Intanto, fuori dalle stanze del Palazzo di Vetro, aumentano i governi che sembrano disposti a riconoscere lo Stato di Palestina. L’Australia è tra questi. Lo ha fatto intendere il 9 aprile scorso la ministra degli Esteri Penny Wong. Anche il governo inglese ci sta pensando e quello spagnolo è già al lavoro in quella direzione, secondo quanto ha dichiarato il premier Pedro Sanchez, che cerca di coinvolgere altre nazioni europee in questo passo: la Norvegia sembra disponibile, così come Irlanda, Malta e Slovenia.
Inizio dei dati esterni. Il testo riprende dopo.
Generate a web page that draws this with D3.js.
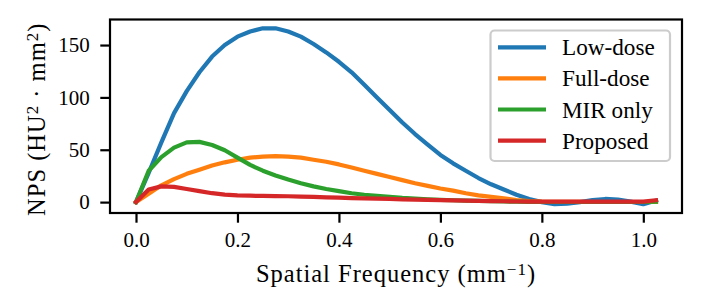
<!DOCTYPE html>
<html>
<head>
<meta charset="utf-8">
<script src="https://cdn.jsdelivr.net/npm/d3@7"></script>
<style>
  body { margin: 0; background: #fff; }
  svg text { font-family: "Liberation Serif", "DejaVu Serif", serif; fill: #000; }
</style>
</head>
<body>
<div id="chart"></div>
<script>
// spatial frequency samples (mm^-1)
const freq = [0, 0.025, 0.05, 0.075, 0.1, 0.125, 0.15, 0.175, 0.2, 0.225, 0.25, 0.275, 0.3, 0.325, 0.35, 0.375,
  0.4, 0.425, 0.45, 0.475, 0.5, 0.525, 0.55, 0.575, 0.6, 0.625, 0.65, 0.675, 0.7, 0.725, 0.75, 0.775,
  0.8, 0.825, 0.85, 0.875, 0.9, 0.925, 0.95, 0.975, 1.0, 1.025];

const lowDose = [0, 28, 57, 85, 106, 124, 139, 150, 158, 163, 166, 166, 163, 158, 151, 143,
  134, 124, 112, 100, 88, 76, 65, 55, 45, 37, 30, 23, 17, 12, 7, 3,
  0, -2, -1.5, 0, 2, 3, 2.5, 0.5, -2, 1.5];
const fullDose = [0, 8, 16, 22, 27, 31, 35, 38, 40.5, 42.5, 43.5, 44, 43.5, 42.5, 40.5, 38.5,
  36, 33, 30, 27, 24, 21, 18, 15.5, 13, 11, 8.5, 6.5, 5, 3.5, 2, 1,
  0.5, 0.3, 0.2, 0.2, 0.1, 0.1, 0.1, 0.1, 0.1, 0.2];
const mirOnly = [0, 30, 43, 52, 57, 57.5, 54.5, 49.5, 42.5, 35.5, 30, 25.5, 21.5, 18, 15, 12.5,
  10.5, 8.5, 7, 6, 5, 4, 3.3, 2.7, 2.2, 1.8, 1.4, 1.1, 0.8, 0.6, 0.4, 0.2,
  0.1, 0.1, 0.1, 0.1, 0.1, 0.1, 0.1, 0.1, 0.1, 0.3];
const proposed = [0, 12, 15, 14.5, 12.5, 10.5, 8.5, 7.2, 6.5, 6.1, 5.9, 5.7, 5.6, 5.3, 5.0, 4.6,
  4.3, 3.9, 3.6, 3.3, 3.0, 2.7, 2.4, 2.1, 1.9, 1.6, 1.4, 1.2, 1.0, 0.8, 0.6, 0.5,
  0.4, 0.4, 0.4, 0.4, 0.4, 0.4, 0.4, 0.4, 0.4, 1.8];

const seriesNames = ['Low-dose', 'Full-dose', 'MIR only', 'Proposed'];
const seriesValues = [lowDose, fullDose, mirOnly, proposed];
const colors = ['#1f77b4', '#ff7f0e', '#2ca02c', '#d62728'];

const xTicks = [0, 0.2, 0.4, 0.6, 0.8, 1.0];
const yTicks = [0, 50, 100, 150];

const width = 701, height = 307;
const box = { left: 110, right: 682, top: 19.5, bottom: 213 };
const lw = 2.2;     // 0.8pt at 200 dpi
const tickLen = 9.7;

const svg = d3.select('#chart').append('svg')
  .attr('width', width)
  .attr('height', height);

// matplotlib style 5% margins
const xExt = d3.extent(freq);
const xPad = (xExt[1] - xExt[0]) * 0.05;
const allVals = seriesValues.flat();
const yExt = d3.extent(allVals);
const yPad = (yExt[1] - yExt[0]) * 0.05;

const x = d3.scaleLinear().domain([xExt[0] - xPad, xExt[1] + xPad]).range([box.left, box.right]);
const y = d3.scaleLinear().domain([yExt[0] - yPad, yExt[1] + yPad]).range([box.bottom, box.top]);

// lines
const line = d3.line()
  .x((d, i) => x(freq[i]))
  .y(d => y(d));

const plot = svg.append('g');
seriesValues.forEach((vals, k) => {
  plot.append('path')
    .datum(vals)
    .attr('d', line)
    .attr('fill', 'none')
    .attr('stroke', colors[k])
    .attr('stroke-width', 4.2)
    .attr('stroke-linejoin', 'round')
    .attr('stroke-linecap', 'square');
});

// axes
const xAxis = d3.axisBottom(x).tickValues(xTicks).tickFormat(d3.format('.1f'))
  .tickSizeInner(tickLen).tickSizeOuter(0).tickPadding(9.7);
const yAxis = d3.axisLeft(y).tickValues(yTicks).tickFormat(d3.format('d'))
  .tickSizeInner(tickLen).tickSizeOuter(0).tickPadding(10.5);

const gx = svg.append('g').attr('transform', `translate(0,${box.bottom})`).call(xAxis);
const gy = svg.append('g').attr('transform', `translate(${box.left},0)`).call(yAxis);
[gx, gy].forEach(g => {
  g.select('.domain').remove();
  g.selectAll('.tick line').attr('stroke', '#000').attr('stroke-width', lw);
  g.selectAll('.tick text').attr('font-size', 21).attr('fill', '#000')
    .attr('font-family', '"Liberation Serif", serif');
});

// frame
svg.append('rect')
  .attr('x', box.left).attr('y', box.top)
  .attr('width', box.right - box.left).attr('height', box.bottom - box.top)
  .attr('fill', 'none').attr('stroke', '#000').attr('stroke-width', lw);

// axis labels
const xl = svg.append('text')
  .attr('x', (box.left + box.right) / 2).attr('y', 282)
  .attr('text-anchor', 'middle').attr('font-size', 24.5).attr('letter-spacing', 1);
xl.append('tspan').text('Spatial Frequency (mm');
xl.append('tspan').attr('baseline-shift', '40%').attr('font-size', 17).text('\u22121');
xl.append('tspan').text(')');

const yl = svg.append('text')
  .attr('transform', `translate(45,${(box.top + box.bottom) / 2 + 3}) rotate(-90)`)
  .attr('text-anchor', 'middle').attr('font-size', 24.5).attr('letter-spacing', 1);
yl.append('tspan').text('NPS (HU');
yl.append('tspan').attr('baseline-shift', '40%').attr('font-size', 17).text('2');
yl.append('tspan').text(' \u00b7 mm');
yl.append('tspan').attr('baseline-shift', '40%').attr('font-size', 17).text('2');
yl.append('tspan').text(')');

// legend
const lg = svg.append('g');
lg.append('rect')
  .attr('x', 490.5).attr('y', 30.5).attr('width', 179.5).attr('height', 130.5)
  .attr('rx', 4).attr('fill', '#fff').attr('fill-opacity', 0.8)
  .attr('stroke', '#cccccc').attr('stroke-width', lw);
seriesNames.forEach((name, k) => {
  const ry = 47.3 + k * 31.1;
  lg.append('line')
    .attr('x1', 498).attr('x2', 546).attr('y1', ry).attr('y2', ry)
    .attr('stroke', colors[k]).attr('stroke-width', 4.2);
  lg.append('text')
    .attr('x', 562).attr('y', ry + 8)
    .attr('font-size', 23.2).text(name);
});
</script>
</body>
</html>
I governi dell’Unione europea che riconoscono già la Palestina come Stato, sono Bulgaria, Cechia, Cipro, Polonia, Romania, Slovacchia e Ungheria, con deliberazioni precedenti al loro ingresso nell’Ue. Tra i Paesi già membri Ue una simile decisione è stata adottata solo dalla Svezia nel 2014.

In verde i Paesi del mondo che già riconoscono lo Stato di Palestina. (da: Wikipedia)

Nel mondo sono 140 i soggetti (Santa Sede inclusa) che riconoscono lo Stato di Palestina.

Intanto, il primo aprile a Ramallah si è insediato un nuovo governo dell’Autorità nazionale palestinese. Lo guida l’economista e politico settantenne Mohammad Mustafa, membro del Comitato esecutivo dell’Organizzazione per la liberazione della Palestina (Olp) dal 2022 e responsabile del suo dipartimento economico. Il neo premier ha dapprima studiato ingegneria a Baghdad (Iraq) e quindi ha conseguito un dottorato in economia negli Stati Uniti. Ha poi lavorato in organizzazioni internazionali come la Banca mondiale e per imprese e società private e pubbliche di vari Paesi. Come funzionario negli apparati di governo palestinese si è sempre occupato di questioni economiche e di investimenti. Succede al premier Mohammad Shtayyeh, dimessosi il 26 febbraio scorso dopo cinque anni alla testa dell’esecutivo.